Anyone who writes anything will tell you that the way you open is important, and rightly so; you only get one first impression. As the reader, you (the author) have a split second to draw me and give me a hint at where the whole story is going. A well crafted first sentence can bring me to the edge of my seat and tell me much more than I realize.

An Example

This morning I was reading through the story of Jacob and Esau and I realized that even the title we give this story is actually a compelling opener. We call the story “Jacob and Esau.” And if you look close enough at this title you see it riddled with the entire story — Jacob, the second born (so his name should come second) lives up to his name (deceiver, heel grabber) and takes his brother’s place. What should be “Esau and Jacob” becomes “Jacob and Esau.” The opening title says it all, only you don’t even realize it.

The First Sentence Matters. Sort of.

It catch my attention. They tell the story before I even know the story. They draw me in.

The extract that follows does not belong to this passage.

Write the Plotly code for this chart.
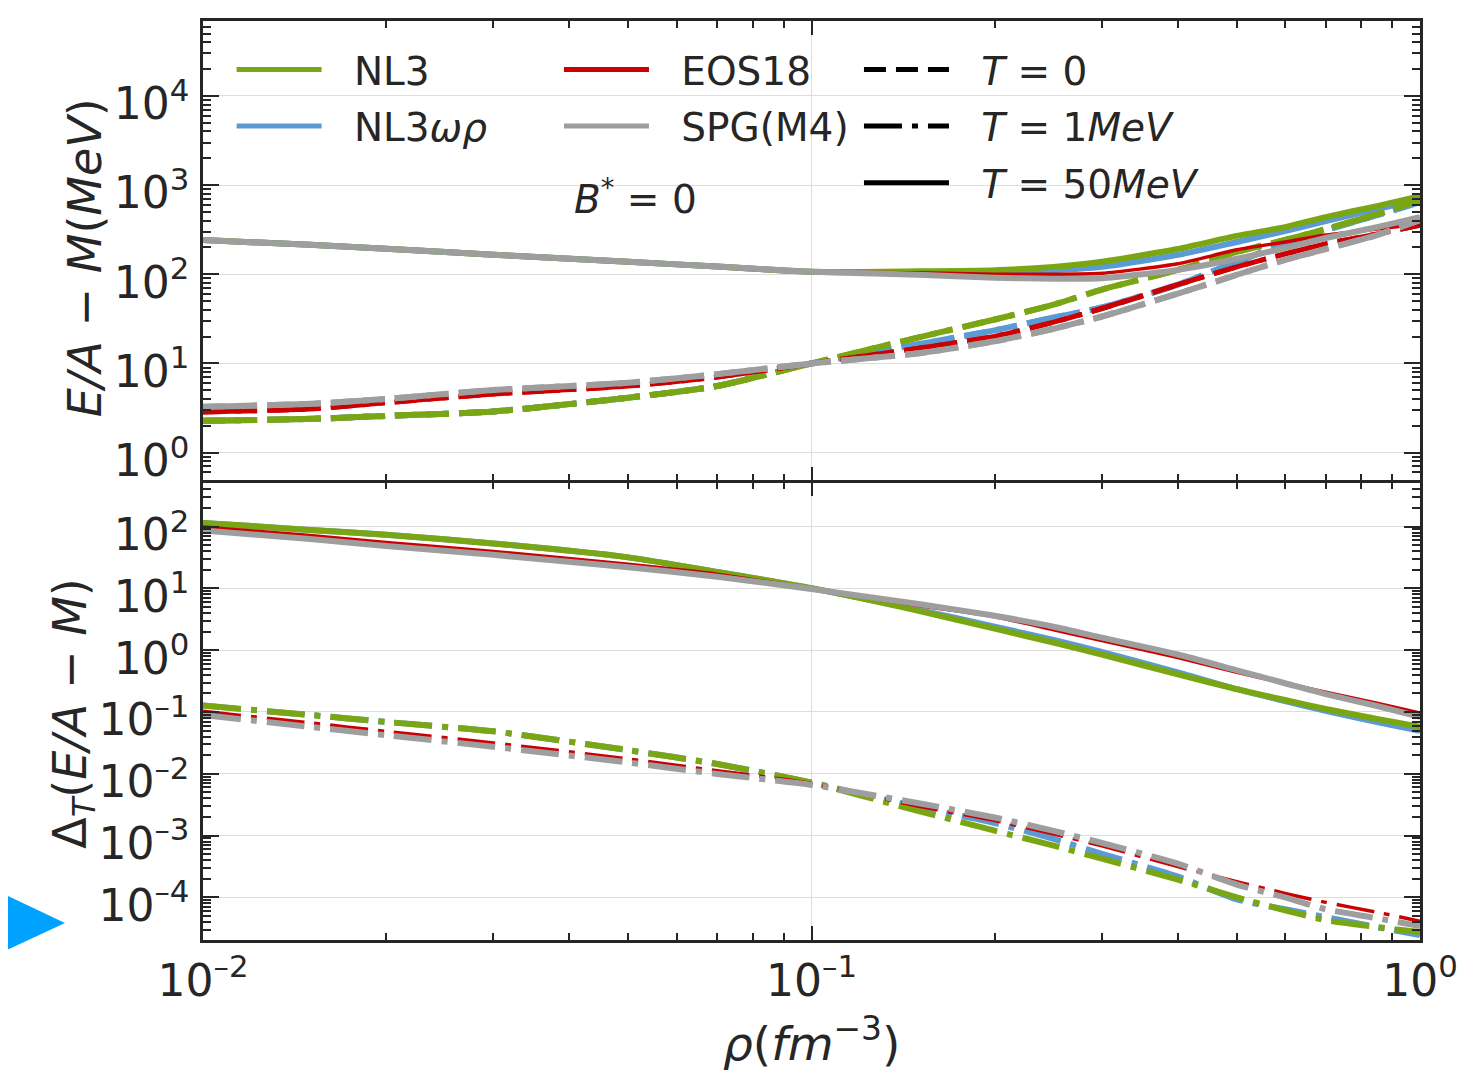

But when it comes to almost any book you read, you remember the characters, the themes, the overarching ideas and scenarios more than you remember the opening sentences. You might be able to quote one or two lines of dialogue or prose, but chances are the first sentence is not one of them.

So as a writer, take care to craft a well written, intentional, and captivating first sentence. But accept that fact that most of us will forget the moment after we read it.

The first sentence serves a purpose: to draw me in. But it’s the rest of the book that I will remember. So spend some sweat equity making sure it’s worth my time.